Many homeowners tell me they’ve never experienced such an unprecedented outbreak. I’ve never such a break-in!
I expect to have to deal with mice in camp, especially in an old hunting camp and occasionally, a mouse in the house when the weather turns cold.
However in recent week’s, I’ve had to establish an extensive trap line, and I make my rounds daily.
I really don’t have time to deal with any potential new invasive species, since I’m currently busy struggling with the old ones.
Summer Season segues to Hunting Season
Every year, as Autumn rolls around, I listen to a host of complaints from hunters new and old, regarding the availability of Hunter Safety Courses.
Of course, the lack of courses is not really the problem. More often, it is a lack of attention, and ‘putting it off’ until later.
So the potential hunters don’t get around to taking a class until the season arrives, and then they complain about the high cost of a new license. Same old, same old, but this year I’m not going to listen.
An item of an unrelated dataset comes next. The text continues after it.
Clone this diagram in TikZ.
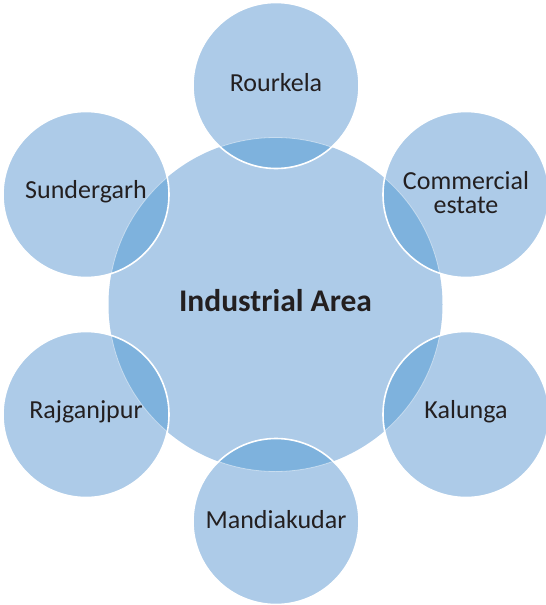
\documentclass[tikz,border=0pt]{standalone}
\usepackage{fontspec}
\setmainfont{Carlito}
\definecolor{lightfill}{HTML}{ADCBE8}
\definecolor{darkfill}{HTML}{7EB2DD}
\definecolor{txt}{HTML}{231F20}
\tikzset{
  outer/.style={circle, minimum size=166pt, inner sep=0pt, fill=lightfill},
  lbl/.style={text=txt, font=\fontsize{26}{30}\selectfont, align=center},
}
\begin{document}
\begin{tikzpicture}[x=1pt,y=-1pt]
\useasboundingbox (0,0) rectangle (546,605);
% centres
\coordinate (c0) at (275.5,304.5);
\def\R{83}
\def\RC{167}
% central circle
\fill[lightfill] (c0) circle (\RC);
% outer circles
\foreach \n/\x/\y in {r/276/85.5, ce/466/194.5, k/466/414.5, m/276/521.5, rj/86/414.5, s/86/194.5}{
  \fill[lightfill] (\x,\y) circle (\R);
  \begin{scope}
    \clip (c0) circle (\RC);
    \fill[darkfill] (\x,\y) circle (\R);
  \end{scope}
  \begin{scope}
    \clip (\x,\y) circle (\R);
    \draw[white, opacity=0.45, line width=0.8pt] (c0) circle (\RC);
  \end{scope}
  \draw[white, line width=1.6pt] (\x,\y) circle (\R);
}
% labels
\node[lbl] (center) at (275.5,301) {\fontsize{31.5}{36}\selectfont\bfseries Industrial Area};
\node[lbl] (rourkela) at (276,83) {Rourkela};
\node[lbl] (commercial) at (466,193) {Commercial\\[-6pt]estate};
\node[lbl] (kalunga) at (466,412) {Kalunga};
\node[lbl] (mandiakudar) at (276,520) {Mandiakudar};
\node[lbl] (rajganjpur) at (86,412) {Rajganjpur};
\node[lbl] (sundergarh) at (86,192) {Sundergarh};
\end{tikzpicture}
\end{document}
If you want to hunt this year, and need to take a Hunter Safety Class, make plans to attend the upcoming Warren County 4th Annual Sportsman/Hunter Education Super Weekend
Hosted by Cornell Cooperative Extension of Warren County, in partnership with DEC Sportsman Education volunteer instructors, the Hunter Education Classes will be offered on Saturday, Sept. 13 and Sunday, Sept. 14.
The following classes will be offered each day; Sportsman Education, Bow Hunter Education, or Trapper Education (you may choose ONE class per day, bow hunter students must have completed hunter education previous to registering for bow hunter education). Those who have completed online training MUST pre-register and must bring their printed certificate of completion with them to class. They do not need to pick up the books
All classes are free and open to the public (ages 11 and up). Classes will be held from 8:30 am - 4:30 pm at Pack Forest in Warrensburg. All courses are “Home Study” courses, materials MUST be picked up at the CCE Education Center, 377 Schroon River Road, Warrensburg by August 28th at 4:30pm. The CCE office is open 8:30 am – 4:30 pm Monday through Thursday.
The workbook section of the bow hunter and hunter education courses must be completed for students to gain entry into the class.
Lunch will be available to purchase. Lunch is being prepared and served by the Warren County Conservation Council.